* EXERCISE BRIEF
Omit the pictures, then reproduce every remaining record exactly.

* DATA PROVIDED
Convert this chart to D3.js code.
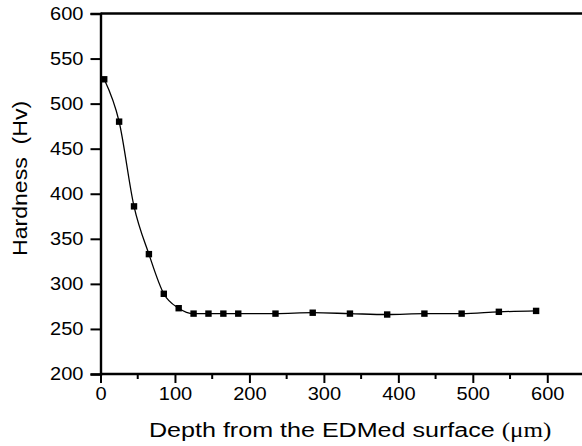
<!DOCTYPE html>
<html><head><meta charset="utf-8">
<script src="https://cdn.jsdelivr.net/npm/d3@7"></script>
<style>body{margin:0;background:#fff}svg{display:block}</style>
</head><body>
<svg id="c" width="582" height="446"></svg>
<script>
const depth = [5, 25, 45, 65, 85, 105, 125, 145, 165, 185, 235, 285, 335, 385, 435, 485, 535, 585];
const hardness = [527, 480, 386, 333, 289, 273, 267, 267, 267, 267, 267, 268, 267, 266, 267, 267, 269, 270];
const xTicks = [0, 100, 200, 300, 400, 500, 600];
const xMinor = [50, 150, 250, 350, 450, 550, 650];
const yTicks = [200, 250, 300, 350, 400, 450, 500, 550, 600];

const svg = d3.select("#c");
const font = "'Liberation Sans', Arial, sans-serif";
const x = d3.scaleLinear().domain([0, 650]).range([100.5, 584.5]);
const y = d3.scaleLinear().domain([200, 600]).range([374, 13.5]);

// top frame line
svg.append("line").attr("x1", x(0)).attr("x2", 600).attr("y1", y(600)).attr("y2", y(600))
  .attr("stroke", "#000").attr("stroke-width", 2.4);

// x axis
const gx = svg.append("g").attr("transform", `translate(0,${y(200)})`)
  .call(d3.axisBottom(x).tickValues(xTicks).tickSize(9).tickPadding(4).tickFormat(d3.format("d")));
gx.append("g").selectAll("line").data(xMinor).join("line")
  .attr("x1", d => x(d)).attr("x2", d => x(d)).attr("y1", 0).attr("y2", 5)
  .attr("stroke", "#000").attr("stroke-width", 2);
gx.select(".domain").attr("d", `M${x(0)},0H600`);

// y axis
const gy = svg.append("g").attr("transform", `translate(${x(0)},0)`)
  .call(d3.axisLeft(y).tickValues(yTicks).tickSize(10).tickPadding(7).tickFormat(d3.format("d")));

[gx, gy].forEach(g => {
  g.select(".domain").attr("stroke", "#000").attr("stroke-width", 2.4);
  g.selectAll(".tick line").attr("stroke", "#000").attr("stroke-width", 2);
  g.selectAll(".tick text").attr("fill", "#000").style("font-family", font).style("font-size", "18.5px");
});
// widen tick labels slightly to match reference glyph width
gx.selectAll(".tick text").each(function () {
  const t = d3.select(this);
  const w = this.getComputedTextLength();
  const n = t.text().length;
  const sx = (n * 11.15) / w;
  const yy = +t.attr("y");
  t.attr("y", null).attr("dy", "0.71em").attr("transform", `translate(0,${yy}) scale(${sx},1)`);
});
gy.selectAll(".tick text").each(function () {
  const t = d3.select(this);
  const w = this.getComputedTextLength();
  const n = t.text().length;
  const sx = (n * 11.15) / w;
  const xx = +t.attr("x");
  t.attr("x", null).attr("transform", `translate(${xx},0) scale(${sx},1)`);
});

// line
const pts = depth.map((d, i) => [d, hardness[i]]);
svg.append("path").datum(pts)
  .attr("d", d3.line().x(d => x(d[0])).y(d => y(d[1])).curve(d3.curveMonotoneX))
  .attr("fill", "none").attr("stroke", "#000").attr("stroke-width", 1.3);

svg.append("g").selectAll("rect").data(pts).join("rect")
  .attr("x", d => x(d[0]) - 3.2).attr("y", d => y(d[1]) - 3.2)
  .attr("width", 6.4).attr("height", 6.4).attr("fill", "#000");

// titles
const xt = svg.append("text").attr("x", 0).attr("y", 0)
  .style("font-family", font).style("font-size", "21px").attr("fill", "#000");
xt.append("tspan").text("Depth from the EDMed surface ");
xt.append("tspan").style("font-family", "'Liberation Serif', 'Times New Roman', serif").text("(μm)");
{
  const w = xt.node().getBBox().width;
  xt.attr("transform", `translate(149,436.5) scale(${402.7 / w},1)`);
}

const yt = svg.append("text").attr("x", 0).attr("y", 0)
  .style("font-family", font).style("font-size", "19.5px").attr("fill", "#000")
  .attr("xml:space", "preserve").text("Hardness  (Hv)");
{
  const w = yt.node().getBBox().width;
  yt.attr("transform", `translate(26.7,256) rotate(-90) scale(${155.3 / w},1)`);
}
</script>
</body></html>
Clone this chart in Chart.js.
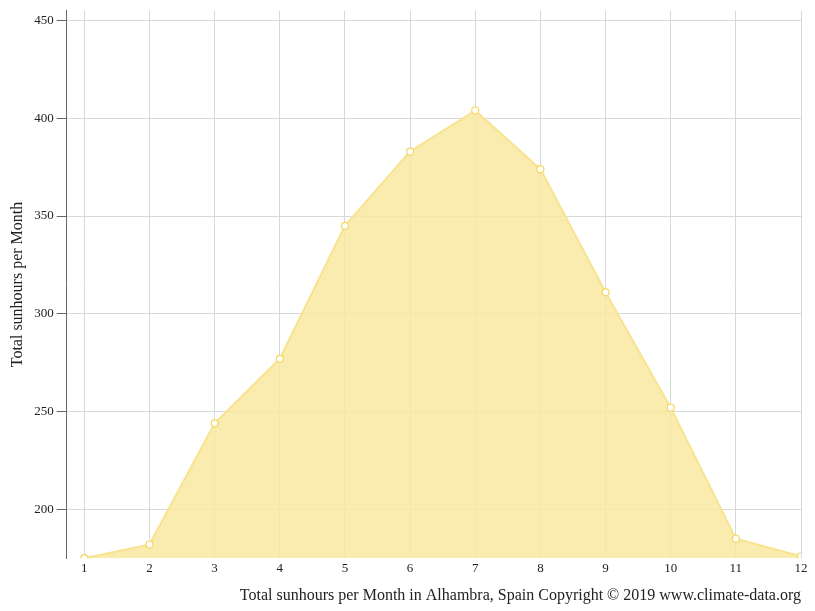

* COMPLETED TASK
Convert this chart to D3.js code.
<!DOCTYPE html>
<html><head><meta charset="utf-8">
<script src="https://cdn.jsdelivr.net/npm/d3@7"></script>
<style>body{margin:0;background:#fff}svg{display:block}</style>
</head><body>
<svg id="c" width="582" height="446"></svg>
<script>
const depth = [5, 25, 45, 65, 85, 105, 125, 145, 165, 185, 235, 285, 335, 385, 435, 485, 535, 585];
const hardness = [527, 480, 386, 333, 289, 273, 267, 267, 267, 267, 267, 268, 267, 266, 267, 267, 269, 270];
const xTicks = [0, 100, 200, 300, 400, 500, 600];
const xMinor = [50, 150, 250, 350, 450, 550, 650];
const yTicks = [200, 250, 300, 350, 400, 450, 500, 550, 600];

const svg = d3.select("#c");
const font = "'Liberation Sans', Arial, sans-serif";
const x = d3.scaleLinear().domain([0, 650]).range([100.5, 584.5]);
const y = d3.scaleLinear().domain([200, 600]).range([374, 13.5]);

// top frame line
svg.append("line").attr("x1", x(0)).attr("x2", 600).attr("y1", y(600)).attr("y2", y(600))
  .attr("stroke", "#000").attr("stroke-width", 2.4);

// x axis
const gx = svg.append("g").attr("transform", `translate(0,${y(200)})`)
  .call(d3.axisBottom(x).tickValues(xTicks).tickSize(9).tickPadding(4).tickFormat(d3.format("d")));
gx.append("g").selectAll("line").data(xMinor).join("line")
  .attr("x1", d => x(d)).attr("x2", d => x(d)).attr("y1", 0).attr("y2", 5)
  .attr("stroke", "#000").attr("stroke-width", 2);
gx.select(".domain").attr("d", `M${x(0)},0H600`);

// y axis
const gy = svg.append("g").attr("transform", `translate(${x(0)},0)`)
  .call(d3.axisLeft(y).tickValues(yTicks).tickSize(10).tickPadding(7).tickFormat(d3.format("d")));

[gx, gy].forEach(g => {
  g.select(".domain").attr("stroke", "#000").attr("stroke-width", 2.4);
  g.selectAll(".tick line").attr("stroke", "#000").attr("stroke-width", 2);
  g.selectAll(".tick text").attr("fill", "#000").style("font-family", font).style("font-size", "18.5px");
});
// widen tick labels slightly to match reference glyph width
gx.selectAll(".tick text").each(function () {
  const t = d3.select(this);
  const w = this.getComputedTextLength();
  const n = t.text().length;
  const sx = (n * 11.15) / w;
  const yy = +t.attr("y");
  t.attr("y", null).attr("dy", "0.71em").attr("transform", `translate(0,${yy}) scale(${sx},1)`);
});
gy.selectAll(".tick text").each(function () {
  const t = d3.select(this);
  const w = this.getComputedTextLength();
  const n = t.text().length;
  const sx = (n * 11.15) / w;
  const xx = +t.attr("x");
  t.attr("x", null).attr("transform", `translate(${xx},0) scale(${sx},1)`);
});

// line
const pts = depth.map((d, i) => [d, hardness[i]]);
svg.append("path").datum(pts)
  .attr("d", d3.line().x(d => x(d[0])).y(d => y(d[1])).curve(d3.curveMonotoneX))
  .attr("fill", "none").attr("stroke", "#000").attr("stroke-width", 1.3);

svg.append("g").selectAll("rect").data(pts).join("rect")
  .attr("x", d => x(d[0]) - 3.2).attr("y", d => y(d[1]) - 3.2)
  .attr("width", 6.4).attr("height", 6.4).attr("fill", "#000");

// titles
const xt = svg.append("text").attr("x", 0).attr("y", 0)
  .style("font-family", font).style("font-size", "21px").attr("fill", "#000");
xt.append("tspan").text("Depth from the EDMed surface ");
xt.append("tspan").style("font-family", "'Liberation Serif', 'Times New Roman', serif").text("(μm)");
{
  const w = xt.node().getBBox().width;
  xt.attr("transform", `translate(149,436.5) scale(${402.7 / w},1)`);
}

const yt = svg.append("text").attr("x", 0).attr("y", 0)
  .style("font-family", font).style("font-size", "19.5px").attr("fill", "#000")
  .attr("xml:space", "preserve").text("Hardness  (Hv)");
{
  const w = yt.node().getBBox().width;
  yt.attr("transform", `translate(26.7,256) rotate(-90) scale(${155.3 / w},1)`);
}
</script>
</body></html>
Clone this chart in Chart.js.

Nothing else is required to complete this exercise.